# PROBLEM DETAILS
Quote the data below in full, minus the images.

# DATA SEGMENT
◆ ◆ ◆ ◆ ◆

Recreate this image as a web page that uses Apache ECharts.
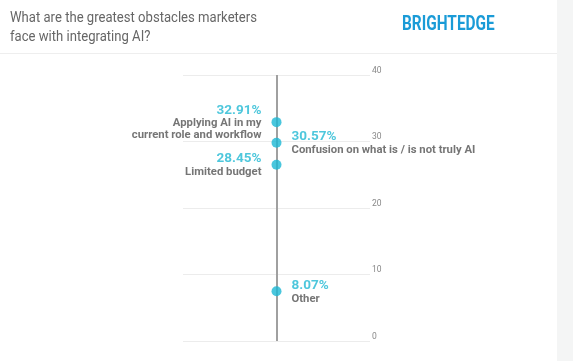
<!DOCTYPE html>
<html><head><meta charset="utf-8">
<script src="https://cdn.jsdelivr.net/npm/echarts@6/dist/echarts.min.js"></script>
<style>html,body{margin:0;padding:0;background:#fff}#c{width:573px;height:361px}</style>
</head><body><div id="c"></div>
<script>
const titleLines = ['What are the greatest obstacles marketers', 'face with integrating AI?'];
const brand = 'BRIGHTEDGE';
const categories = ['Applying AI in my\ncurrent role and workflow', 'Confusion on what is / is not truly AI', 'Limited budget', 'Other'];
const values = [32.91, 30.57, 28.45, 8.07];
const yTicks = [0, 10, 20, 30, 40];

// presentation: which labels sit left of the line, and vertical dodge (px) to avoid overlap
const leftSide = {};
leftSide[categories[0]] = true;
leftSide[categories[2]] = true;
const dodge = {};
dodge[categories[1]] = 5;
dodge[categories[2]] = 13;
dodge[categories[3]] = 4;

const chart = echarts.init(document.getElementById('c'));
const fontFam = 'Roboto, "Noto Sans", sans-serif';

const pts = categories.map((name, i) => {
  const left = !!leftSide[name];
  const dy = dodge[name] || 0;
  const nameParts = name.split('\n').map(s => '{n|' + s + '}').join('\n');
  return {
    value: [0, values[i]],
    symbolOffset: [0, dy],
    label: {
      show: true,
      position: left ? 'left' : 'right',
      distance: 10,
      formatter: '{p|' + values[i].toFixed(2) + '%}\n' + nameParts,
      rich: {
        p: {color: '#22b9d3', fontSize: 13.5, fontWeight: 'bold', fontFamily: fontFam, lineHeight: 15, align: left ? 'right' : 'left'},
        n: {color: '#525252', fontSize: 11.3, fontWeight: 'bold', fontFamily: fontFam, lineHeight: 12, align: left ? 'right' : 'left'}
      }
    }
  };
});

chart.setOption({
  backgroundColor: '#ffffff',
  animation: false,
  graphic: [
    {type: 'rect', shape: {x: 557, y: 0, width: 16, height: 361}, style: {fill: '#f4f5f5'}, silent: true},
    {type: 'rect', shape: {x: 0, y: 53, width: 557, height: 1}, style: {fill: '#eeeeee'}, silent: true},
    {type: 'text', x: 10, y: 9, scaleX: 0.845, style: {text: titleLines.join('\n'), fill: '#666666', font: '15.5px ' + fontFam, lineHeight: 19}},
    {type: 'text', x: 402, y: 15, scaleX: 0.77, style: {text: brand, fill: '#1a9bd7', font: 'bold 20px ' + fontFam}}
  ],
  grid: {left: 183, right: 203, top: 75, bottom: 20},
  xAxis: {type: 'category', data: [''], show: false, boundaryGap: true},
  yAxis: {
    type: 'value', position: 'right', min: yTicks[0], max: yTicks[yTicks.length - 1], interval: 10,
    axisLine: {show: false}, axisTick: {show: false},
    axisLabel: {color: '#888888', fontSize: 8.5, margin: 2, fontFamily: fontFam, verticalAlign: 'bottom'},
    splitLine: {lineStyle: {color: '#ececec', width: 1}}
  },
  series: [{
    type: 'scatter',
    symbolSize: 10,
    itemStyle: {color: '#1cb8d4'},
    data: pts,
    z: 5,
    markLine: {
      silent: true, symbol: 'none', label: {show: false},
      lineStyle: {color: '#a0a0a0', width: 2, type: 'solid'},
      data: [{xAxis: 0}]
    }
  }]
});
</script></body></html>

◆ ◆ ◆ ◆ ◆

# SOLUTION TO THIS EXERCISE
Recreate this image as a web page that uses Apache ECharts.
<!DOCTYPE html>
<html><head><meta charset="utf-8">
<script src="https://cdn.jsdelivr.net/npm/echarts@6/dist/echarts.min.js"></script>
<style>html,body{margin:0;padding:0;background:#fff}#c{width:573px;height:361px}</style>
</head><body><div id="c"></div>
<script>
const titleLines = ['What are the greatest obstacles marketers', 'face with integrating AI?'];
const brand = 'BRIGHTEDGE';
const categories = ['Applying AI in my\ncurrent role and workflow', 'Confusion on what is / is not truly AI', 'Limited budget', 'Other'];
const values = [32.91, 30.57, 28.45, 8.07];
const yTicks = [0, 10, 20, 30, 40];

// presentation: which labels sit left of the line, and vertical dodge (px) to avoid overlap
const leftSide = {};
leftSide[categories[0]] = true;
leftSide[categories[2]] = true;
const dodge = {};
dodge[categories[1]] = 5;
dodge[categories[2]] = 13;
dodge[categories[3]] = 4;

const chart = echarts.init(document.getElementById('c'));
const fontFam = 'Roboto, "Noto Sans", sans-serif';

const pts = categories.map((name, i) => {
  const left = !!leftSide[name];
  const dy = dodge[name] || 0;
  const nameParts = name.split('\n').map(s => '{n|' + s + '}').join('\n');
  return {
    value: [0, values[i]],
    symbolOffset: [0, dy],
    label: {
      show: true,
      position: left ? 'left' : 'right',
      distance: 10,
      formatter: '{p|' + values[i].toFixed(2) + '%}\n' + nameParts,
      rich: {
        p: {color: '#22b9d3', fontSize: 13.5, fontWeight: 'bold', fontFamily: fontFam, lineHeight: 15, align: left ? 'right' : 'left'},
        n: {color: '#525252', fontSize: 11.3, fontWeight: 'bold', fontFamily: fontFam, lineHeight: 12, align: left ? 'right' : 'left'}
      }
    }
  };
});

chart.setOption({
  backgroundColor: '#ffffff',
  animation: false,
  graphic: [
    {type: 'rect', shape: {x: 557, y: 0, width: 16, height: 361}, style: {fill: '#f4f5f5'}, silent: true},
    {type: 'rect', shape: {x: 0, y: 53, width: 557, height: 1}, style: {fill: '#eeeeee'}, silent: true},
    {type: 'text', x: 10, y: 9, scaleX: 0.845, style: {text: titleLines.join('\n'), fill: '#666666', font: '15.5px ' + fontFam, lineHeight: 19}},
    {type: 'text', x: 402, y: 15, scaleX: 0.77, style: {text: brand, fill: '#1a9bd7', font: 'bold 20px ' + fontFam}}
  ],
  grid: {left: 183, right: 203, top: 75, bottom: 20},
  xAxis: {type: 'category', data: [''], show: false, boundaryGap: true},
  yAxis: {
    type: 'value', position: 'right', min: yTicks[0], max: yTicks[yTicks.length - 1], interval: 10,
    axisLine: {show: false}, axisTick: {show: false},
    axisLabel: {color: '#888888', fontSize: 8.5, margin: 2, fontFamily: fontFam, verticalAlign: 'bottom'},
    splitLine: {lineStyle: {color: '#ececec', width: 1}}
  },
  series: [{
    type: 'scatter',
    symbolSize: 10,
    itemStyle: {color: '#1cb8d4'},
    data: pts,
    z: 5,
    markLine: {
      silent: true, symbol: 'none', label: {show: false},
      lineStyle: {color: '#a0a0a0', width: 2, type: 'solid'},
      data: [{xAxis: 0}]
    }
  }]
});
</script></body></html>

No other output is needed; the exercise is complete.